First Responders, Medical Personnel Save Lives in Boston 'War Zone'
As the search for suspects in the bombings at the Boston Marathon on Monday that caused three deaths and 175 casualties continued, the superb performance of first responders, medical professionals, and Boston’s hospital personnel appears to have saved the lives of many of those who were severely wounded in the explosions.
An estimated 25 to 30 of the 175 wounded are said to have lost at least one limb, according to one police officer.
Colonel David Hunt of Fox News told Breitbart News that the scene of the bombing "was not like a war zone... it was a war zone." He said 175 wounded is a big number of casualties on any battlefield. "Not since the Korean War have we seen this much carnage in one battle," he said.
And yet, Hunt noted "24 hours later, not a single person who made it to a hospital alive has died."
The first of two explosions took place at 2:52 pm on Boylston Street, about 300 yards short of the finish line of the 26.2 mile Boston Marathon. The second explosion took place 12 seconds later, about 50 yards away.
Several dozen marathon volunteer workers, including many nurses and doctors, were stationed just past the finish line in or around the medical tent that was prepared to administer to runners experiencing dehydration and other running related injuries. When the bombs exploded and it was apparent there were serious casualties, the volunteers with trauma experience raced towards the victims, where they performed the sort of triage assistance more often seen on the battlefield.

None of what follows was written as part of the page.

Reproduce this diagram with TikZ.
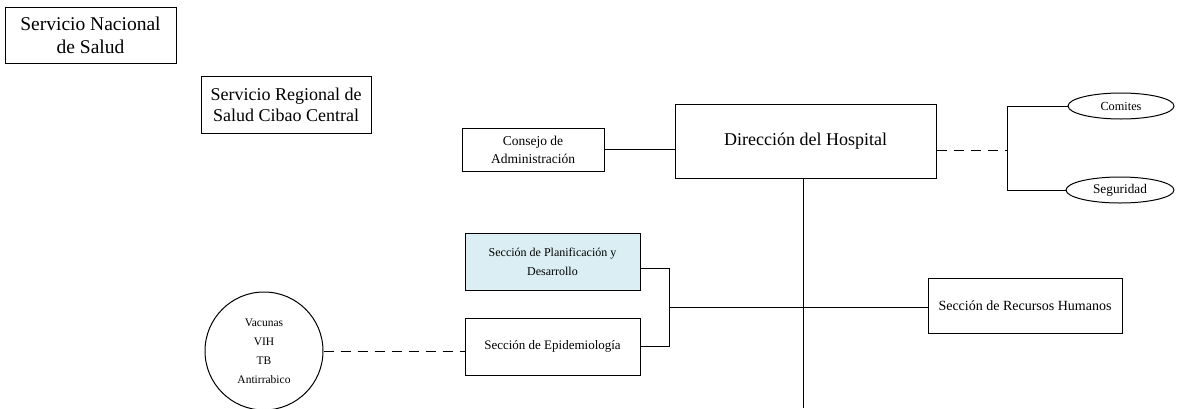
\documentclass[tikz,border=0pt]{standalone}
\usepackage{fontspec}
\setmainfont{Liberation Serif}
\usetikzlibrary{shapes.geometric}
\definecolor{lightblue}{HTML}{DAEEF3}
\begin{document}
\begin{tikzpicture}[x=1pt,y=-1pt,line width=1pt,
  box/.style={draw,rectangle,align=center,inner sep=2pt},
  oval/.style={draw,ellipse,align=center,inner sep=0pt},
  conn/.style={draw,line width=1pt},
  dashconn/.style={draw,line width=1pt,dash pattern=on 10pt off 7pt}]
\useasboundingbox (0,0) rectangle (1177,408);
\node[box,minimum width=171,minimum height=56,font=\fontsize{19.5}{23}\selectfont] (nac) at (90.5,35) {Servicio Nacional\\de Salud};
\node[box,minimum width=170,minimum height=57,font=\fontsize{18}{21}\selectfont] (reg) at (286,104.5) {Servicio Regional de\\Salud Cibao Central};
\node[box,minimum width=142,minimum height=43,font=\fontsize{13.5}{18}\selectfont] (con) at (533,149.5) {Consejo de\\Administración};
\node[box,minimum width=261,minimum height=74,font=\fontsize{18}{22}\selectfont] (dir) at (805.5,141) {Dirección del Hospital};
\node[oval,minimum width=106,minimum height=26,font=\fontsize{12.3}{14}\selectfont] (com) at (1121,106) {Comites};
\node[oval,minimum width=108,minimum height=26,font=\fontsize{13.3}{15}\selectfont] (seg) at (1120,190) {Seguridad};
\node[box,fill=lightblue,minimum width=175,minimum height=57,font=\fontsize{12}{19}\selectfont] (plan) at (552.5,261.5) {Sección de Planificación y\\Desarrollo};
\node[box,minimum width=175,minimum height=57,font=\fontsize{13}{15}\selectfont] (epi) at (552.5,346.5) {Sección de Epidemiología};
\node[box,minimum width=194,minimum height=55,font=\fontsize{14}{16}\selectfont] (rh) at (1025,305.5) {Sección de Recursos Humanos};
\node[draw,circle,minimum size=118,inner sep=0pt,align=center,font=\fontsize{11.5}{19}\selectfont] (vac) at (264,351) {Vacunas\\VIH\\TB\\Antirrabico};
\coordinate (bot) at (803,408);
\coordinate (sp) at (1007,150);
\coordinate (jn) at (669,307);
\draw[conn] (con.east) -- (con.east -| dir.west);
\draw[conn] (dir.south -| bot) -- (bot);
\draw[dashconn] (dir.east |- sp) -- (sp);
\draw[conn] (com.west) -| (sp) |- (seg.west);
\draw[conn] (plan.east |- 0,268) -| (jn) |- (epi.east);
\draw[conn] (jn) -- (jn -| rh.west);
\draw[dashconn] (vac.east) -- (vac.east -| epi.west);
\end{tikzpicture}
\end{document}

"I ran out and saw people who were missing legs and part of their face and part of their abdomen," one nurse said. "My training prepared me for what to do, but nothing can ever really prepare you for what you see."
While the doctors and nurses stopped the bleeding of victims with pressure and tourniquets on some and started IVs on others, emergency medical techs and passersby helped carry victims to nearby ambulances that had been stationed to move overheated and exhausted runners to nearby Boston hospitals. The medical tent had a supply of wheelchairs for runners, and these were quickly brought to help move stabilized victims from the point of impact to ambulances.
"The most amazing thing was how everyone worked in tandem," said Stephen Segatore, a nurse. "They didn't even have to speak a word between each other. In 20 years of nursing, this was the most amazing two hours of nursing in my life."
Due to the skill of the first responders, most of the victims arrived at nearby hospitals within fifteen to thirty minutes of the time of the blasts. Victims were taken to several hospitals in Boston, some of which were within one mile of the attack.
Once there, the hospital trauma teams--some of the best in the nation--worked tirelessly to surgically repair what remained of lost limbs and heal the gaping wounds of the victims.
As of late Tuesday afternoon, 17 of the wounded remained in critical condition.
Two of the three dead have been identified: 8-year old Martin Richard was from Dorchester, Massachusetts, and 29 year old Krystle Campbell was a native of Medford, Massachusetts.